2009年に創立した同社だが、「じげもんちゃんぽん」「じげもんとん」の2ブランドで、東日本では東京都(23区、都下を含む)を中心に千葉県、埼玉県、群馬県、神奈川県。西日本では大阪府、広島県、福岡県で店舗展開している。
「2024年1月現在、直営店が8店舗。LC(ライセンス契約)という契約店が27店舗、合計35店舗になります。今後はロードサイド店へ拡大したいですね」。
〈LC契約とは、どのような契約方法ですか?FC契約とはどう違うのですか?〉
「大きな特徴は、@単一業態(じげもんちゃんぽんのみ)、Aハイブリッド業態(1店舗2業種の営業形態で、じげもんちゃんぽんとテイクアウト、デリバリー業態の組み合わせで省スペースでの営業)、B二毛作業態(昼はじげもんちゃんぽん、夜は居酒屋と低投資で安定的な店舗運営)と形態があります。FCとLCの違いですが、FC契約は大雑把にいうと本部があって契約店は本部の意向に従うというものですが、LCの場合は、いま説明したように業態を選べる点が契約店にとってのメリットになります」。
〈加盟金、保証料、ライセンス料などは?〉
「契約形態によって金額の差はあります。
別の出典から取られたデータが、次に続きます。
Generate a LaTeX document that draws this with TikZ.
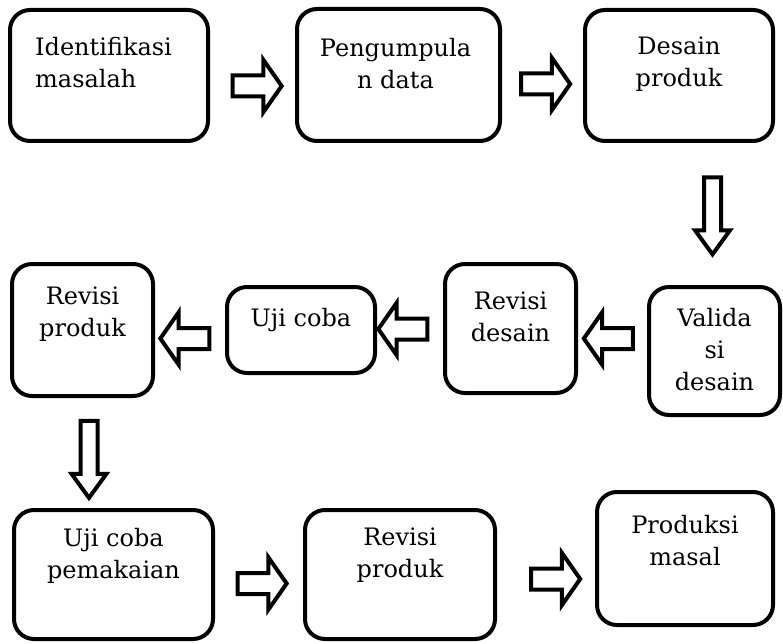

ご関心があれば詳しくご説明します」。
〈HPに“地産都消”“6次産業化”とありますが、どういうことですか?〉
「“地産都消”とは、地方のじげもん(=地方民)のみぞ知る食材・食文化を発掘し都市部で展開、日本中に広めるという考え。“6次産業化”とは、“生産(1次)×加工(2次)×販売(3次)=6次”ということ。つまり、この二つは表裏一体なんです」。

出発点は衰退した故郷。地方創成にひと役買いたい。

〈今年で49歳。飲食業の世界に身を投じて16年目になりますが、いかがでしたか〉
「飲食業に限らず、劇団、キャバクラ、不動産会社など、その時その時、恵まれた方々に出会ってきたと思っています」。
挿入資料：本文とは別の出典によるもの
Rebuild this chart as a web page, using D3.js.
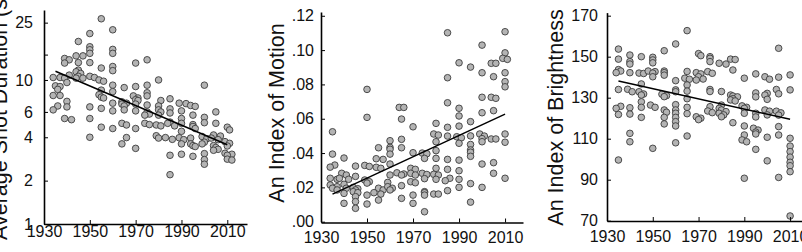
<!doctype html>
<html>
<head>
<meta charset="utf-8">
<script src="https://d3js.org/d3.v7.min.js"></script>
<style>
  body { margin: 0; background: #fff; }
  svg text { font-family: "Liberation Sans", Arial, sans-serif; fill: #111; }
</style>
</head>
<body>
<svg id="svg1" width="802" height="252"></svg>
<script>
// ---- data ----
const yearTicks = [1930, 1950, 1970, 1990, 2010];

// average shot duration (s), [year, value]
const shotDuration = [
  [1934,10.4],[1937,10.4],[1935,9.1],[1937,9.0],[1936,8.6],[1934,7.8],[1937,7.8],[1936,6.6],[1934,6.2],
  [1939,14.1],[1941,13.8],[1939,13.1],[1941,10.8],[1939,10.3],[1940,9.6],[1940,7.1],[1940,6.5],[1939,5.4],[1942,5.3],
  [1945,18.5],[1944,14.7],[1947,14.7],[1945,13.2],[1945,11.7],[1944,11.4],[1946,11.1],[1945,10.6],[1947,10.3],[1944,10.3],
  [1950,21],[1950,17],[1950,16.2],[1950,15.3],[1950,13.2],[1950,10.6],[1952,10.4],[1950,6.5],[1950,5.4],[1950,4.0],
  [1955,26.6],[1955,12.1],[1954,10],[1956,9.8],[1955,8.5],[1954,7.9],[1955,7.6],[1956,7.5],[1955,6.35],[1955,4.7],
  [1960,22.3],[1960,16.3],[1960,15.3],[1960,12.4],[1960,11.6],[1960,9.2],[1960,8.3],[1960,6.9],[1960,6.1],[1960,4.6],
  [1965,8.85],[1964,7.05],[1966,6.9],[1964,6.8],[1965,6.6],[1965,6.2],[1964,5.0],[1966,4.87],[1966,3.98],[1964,3.6],
  [1970,13.1],[1970,9.0],[1969,7.75],[1971,7.5],[1970,7.3],[1971,7.2],[1970,6.8],[1970,6.1],[1970,4.6],[1970,3.35],
  [1975,13.8],[1975,9.2],[1975,8.15],[1975,7.75],[1975,6.7],[1975,6.0],[1976,5.8],[1974,5.7],[1974,5.0],[1976,4.9],
  [1980,10.0],[1981,7.2],[1980,6.6],[1980,6.2],[1981,6.0],[1980,5.7],[1979,4.87],[1981,4.8],[1979,4.1],[1980,3.95],
  [1985,7.4],[1985,6.3],[1985,5.9],[1985,5.1],[1984,5.0],[1987,4.8],[1983,3.98],[1986,3.87],[1985,3.0],[1985,2.2],
  [1989,6.9],[1992,6.85],[1990,6.1],[1990,5.4],[1990,5.0],[1990,4.4],[1989,3.97],[1991,3.85],[1990,3.6],[1990,3.05],
  [1994,6.65],[1996,6.55],[1995,5.7],[1995,4.9],[1995,4.75],[1996,4.6],[1994,3.95],[1994,3.6],[1995,3.5],[1996,3.45],[1995,2.95],
  [2000,9.2],[2000,5.5],[2000,5.05],[1999,4.05],[2001,3.9],[2000,3.7],[1999,3.6],[2000,3.08],[2000,2.8],[2000,2.6],
  [2005,6.0],[2005,5.0],[2004,4.15],[2007,4.08],[2003,3.95],[2006,3.85],[2004,3.5],[2005,3.4],[2006,3.3],[2004,3.25],
  [2010,4.7],[2011,4.5],[2009,3.73],[2011,3.63],[2010,3.48],[2009,3.1],[2012,3.05],[2010,3.0],[2010,2.82],[2012,2.78]
];
const shotTrend = [[1935, 11.5], [2010, 3.55]];
const shotTicks = [1, 2, 4, 6, 10, 15, 25];
const shotLabels = [1, 2, 4, 6, 10, 25];

// index of motion
const motion = [
  [1935,.0524],[1935,.0394],[1936,.0330],[1934,.0318],[1934,.0253],[1937,.0247],[1934,.0214],[1937,.0204],[1935,.0195],[1937,.0185],
  [1940,.0371],[1939,.0282],[1941,.0272],[1938,.0253],[1942,.0247],[1940,.0218],[1941,.0195],[1940,.0165],[1940,.0107],
  [1945,.0324],[1945,.0264],[1944,.0200],[1946,.0192],[1945,.0185],[1944,.0175],[1946,.0169],[1945,.0146],[1945,.0117],[1945,.0078],
  [1950,.0771],[1950,.0608],[1949,.0328],[1951,.0322],[1949,.0243],[1951,.0233],[1950,.0225],[1950,.0155],[1950,.0103],
  [1955,.0431],[1954,.0367],[1957,.0363],[1954,.0317],[1956,.0311],[1955,.0195],[1957,.0185],[1953,.0169],[1956,.0161],[1955,.0126],
  [1960,.0472],[1960,.0433],[1960,.0422],[1960,.0394],[1960,.0336],[1960,.0272],[1959,.0229],[1959,.0204],[1961,.0195],[1960,.0185],
  [1964,.0666],[1966,.0666],[1965,.0598],[1965,.0480],[1965,.0431],[1963,.0285],[1966,.0278],[1965,.0272],[1965,.0210],[1965,.0136],
  [1970,.0553],[1970,.0402],[1969,.0311],[1971,.0305],[1969,.0282],[1971,.0272],[1969,.0233],[1971,.0227],[1970,.0155],[1970,.0107],
  [1974,.0400],[1976,.0396],[1975,.0369],[1974,.0282],[1976,.0275],[1975,.0251],[1975,.0175],[1975,.0169],[1975,.0155],[1975,.0058],
  [1980,.0573],[1979,.0511],[1981,.0505],[1980,.0466],[1980,.0414],[1980,.0369],[1980,.0311],[1979,.0276],[1981,.0272],[1980,.0247],[1979,.0161],[1981,.0161],
  [1985,.1101],[1985,.0839],[1985,.0693],[1985,.0550],[1985,.0499],[1985,.0363],[1985,.0305],[1986,.0253],[1984,.0239],[1985,.0181],
  [1990,.0926],[1990,.0661],[1990,.0616],[1990,.0557],[1989,.0495],[1991,.0489],[1990,.0457],[1990,.0359],[1990,.0297],[1990,.0247],[1990,.0200],
  [1995,.0901],[1995,.0583],[1995,.0500],[1995,.0450],[1995,.0418],[1995,.0405],[1995,.0381],[1995,.0222],[1995,.0114],
  [2000,.1029],[2000,.0868],[2000,.0725],[2000,.0635],[1999,.0511],[2001,.0499],[2000,.0484],[2000,.0466],[2000,.0336],[2000,.0200],
  [2004,.0923],[2006,.0923],[2005,.0845],[2004,.0725],[2006,.0719],[2005,.0647],[2004,.0482],[2006,.0482],[2005,.0344],[2005,.0282],
  [2010,.1107],[2010,.0984],[2009,.0952],[2011,.0946],[2010,.0868],[2010,.0816],[2010,.0786],[2010,.0511],[2010,.0463],[2010,.0253]
];
const motionTrend = [[1935, 0.0161], [2010, 0.0627]];
const motionTicks = [0, .02, .04, .06, .08, .10, .12];

// index of brightness
const brightness = [
  [1935,153.7],[1935,148.8],[1935,143.7],[1936,143],[1934,142.2],[1935,134],[1936,125.8],[1934,124.8],[1935,121.8],[1935,99.6],
  [1940,150.8],[1940,147.6],[1940,146.4],[1940,142.2],[1939,134.1],[1941,132.9],[1940,125.1],[1940,122],[1940,112.6],[1940,108.5],
  [1945,150],[1944,142],[1946,141.8],[1945,136.7],[1944,132.9],[1946,131.8],[1945,131.3],[1945,128],[1945,125.3],[1945,120.4],
  [1950,149.7],[1950,148.4],[1950,147],[1948,143],[1951,142.7],[1950,142],[1950,140.2],[1949,126.4],[1951,125.3],[1950,105.3],
  [1955,152.9],[1955,143],[1955,142.2],[1955,141],[1954,131.7],[1956,131],[1955,130.5],[1955,124],[1956,122.9],[1955,120.4],[1955,117.2],
  [1960,156.2],[1960,138.3],[1960,133.8],[1960,132.9],[1960,126.6],[1960,124],[1960,122.4],[1960,120.4],[1960,118.3],[1960,116.2],[1960,108],
  [1965,162.7],[1965,142.8],[1964,139.5],[1966,139],[1965,136.2],[1965,133.2],[1965,129.5],[1965,125.3],[1965,122.2],[1965,111.3],
  [1970,151.5],[1971,150.5],[1969,142.2],[1971,141.6],[1970,140.2],[1972,139.1],[1969,138.6],[1969,120.7],[1971,120],[1970,119.3],
  [1975,150],[1975,149.2],[1975,147.6],[1974,142.7],[1976,141.9],[1975,134],[1975,133],[1975,125.6],[1974,123.5],[1976,122.7],
  [1979,146.8],[1982,146.4],[1980,133],[1980,126.4],[1979,124.8],[1980,124],[1982,123.2],[1979,122.4],[1981,121.6],[1980,120.7],
  [1984,148.8],[1986,148.6],[1985,143.5],[1984,131.3],[1985,130.8],[1987,130.4],[1985,129.5],[1984,128.9],[1986,128.4],[1985,117.8],
  [1990,139.5],[1989,126],[1991,125.3],[1990,124.8],[1990,122.4],[1990,116.2],[1990,111.8],[1989,109.4],[1991,108.5],[1990,90.7],
  [1995,141.6],[1995,132.3],[1995,130.4],[1995,122.4],[1995,120.6],[1994,115.1],[1996,114.2],[1995,113.2],[1995,112.3],[1995,104.8],
  [1999,140.2],[2001,139],[2000,132.1],[1999,131.3],[2000,129.2],[1999,124],[2001,123.4],[2000,121.6],[2000,110.7],[2000,99.2],
  [2005,154.1],[2005,140],[2004,134],[2005,131.9],[2004,123.4],[2006,122.6],[2005,121.5],[2005,115.9],[2005,111.8],[2005,91.1],
  [2010,141.1],[2010,133.8],[2010,110.2],[2010,106.4],[2010,103.7],[2010,101],[2010,98.5],[2010,96.8],[2010,93.9],[2010,72.3]
];
const brightTrend = [[1935, 138.1], [2010, 119.5]];
const brightTicks = [70, 90, 110, 130, 150, 170];

// ---- drawing ----
const svg = d3.select("#svg1");

function panel(o) {
  const g = svg.append("g");

  // points
  g.append("g").selectAll("circle")
    .data(o.data)
    .join("circle")
    .attr("cx", d => o.x(d[0]))
    .attr("cy", d => o.y(d[1]))
    .attr("r", 3.3)
    .attr("fill", "#b4b4b4")
    .attr("stroke", "#3c3c3c")
    .attr("stroke-width", 0.9);

  // trend line
  g.append("path")
    .datum(o.trend)
    .attr("d", d3.line().x(d => o.x(d[0])).y(d => o.y(d[1])))
    .attr("fill", "none")
    .attr("stroke", "#000")
    .attr("stroke-width", 1.5);

  const yAx = g.append("g")
    .attr("transform", `translate(${o.x.range()[0]},0)`)
    .call(d3.axisLeft(o.y).tickValues(o.yTicks).tickFormat(o.yFormat)
      .tickSize(-4).tickSizeOuter(0).tickPadding(o.yPad));

  const xAx = g.append("g")
    .attr("transform", `translate(0,${o.xAxisY})`)
    .call(d3.axisBottom(o.x).tickValues(yearTicks).tickFormat(d3.format("d"))
      .tickSize(-4).tickSizeOuter(0).tickPadding(o.xPad));

  [xAx, yAx].forEach(a => {
    a.select(".domain").attr("stroke", "#000").attr("stroke-width", 1.6);
    a.selectAll(".tick line").attr("stroke", "#000").attr("stroke-width", 1);
    a.selectAll(".tick text").attr("font-size", 16).attr("fill", "#111")
      .attr("font-family", "Liberation Sans, Arial, sans-serif");
  });

  g.append("text")
    .attr("transform", `translate(${o.titleX},${o.titleY}) rotate(-90)`)
    .attr("text-anchor", o.titleAnchor)
    .attr("font-size", 21.5)
    .text(o.title);
}

// panel 1: shot duration, log scale
panel({
  data: shotDuration, trend: shotTrend,
  x: d3.scaleLinear().domain([1930, 2018.6]).range([44, 247]),
  y: d3.scaleLog().domain([1, 30.6]).range([224, 10]),
  yTicks: shotTicks,
  yFormat: d => shotLabels.includes(d) ? String(d) : "",
  yPad: 11, xPad: 2, xAxisY: 224,
  title: "Average Shot Duration (s)", titleX: 7, titleY: 240, titleAnchor: "start"
});

// panel 2: motion
panel({
  data: motion, trend: motionTrend,
  x: d3.scaleLinear().domain([1930, 2017.8]).range([321, 523]),
  y: d3.scaleLinear().domain([0, 0.1222]).range([221.7, 12]),
  yTicks: motionTicks,
  yFormat: d => d3.format(".2f")(d).replace(/^0/, ""),
  yPad: 7, xPad: 9, xAxisY: 222.5,
  title: "An Index of Motion", titleX: 284, titleY: 113, titleAnchor: "middle"
});

// panel 3: brightness
panel({
  data: brightness, trend: brightTrend,
  x: d3.scaleLinear().domain([1930, 2015.2]).range([607, 802]),
  y: d3.scaleLinear().domain([70, 171.5]).range([220.7, 12.6]),
  yTicks: brightTicks,
  yFormat: d3.format("d"),
  yPad: 9, xPad: 10, xAxisY: 221,
  title: "An Index of Brightness", titleX: 563, titleY: 117.5, titleAnchor: "middle"
});
</script>
</body>
</html>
「飲食業でも同様で、多くの先輩経営者や知人に出会い、知り合い、学ばせていただきましたし影響も受けました。名前を挙げればきりがないですし、皆さまのお話しは、どれも飲食業の魅了だけではなく奥の深さを示唆していただきました。視界が広がりますね」。
〈将来の目標があれば……〉
「現在、店舗数は先ほども述べましたとおりで、店舗数の拡大はもちろん、ロードサイド店も拡大したいですね。現在、社員は30名弱、アルバイトは60名弱で平均年齢30歳代半ばの集団です。ちゃんぽんを気軽に食べる・食べたいという文化を創るために100店舗は目指したいです。こうした目標の達成に若さは武器になると思っています」。
そして、もっと大きな夢を語った。
「今後、“じげもんちゃんぽん”は、地元の食材をもっと使った食品になり地方創成に何らかの形で参加、関わりたいですね」。
長崎県大村市を船出から始まった高階氏の“The Long Winding Road(長く曲がりくねった道”は途切れることがなく、まだ見ぬ未来へと繋がっている。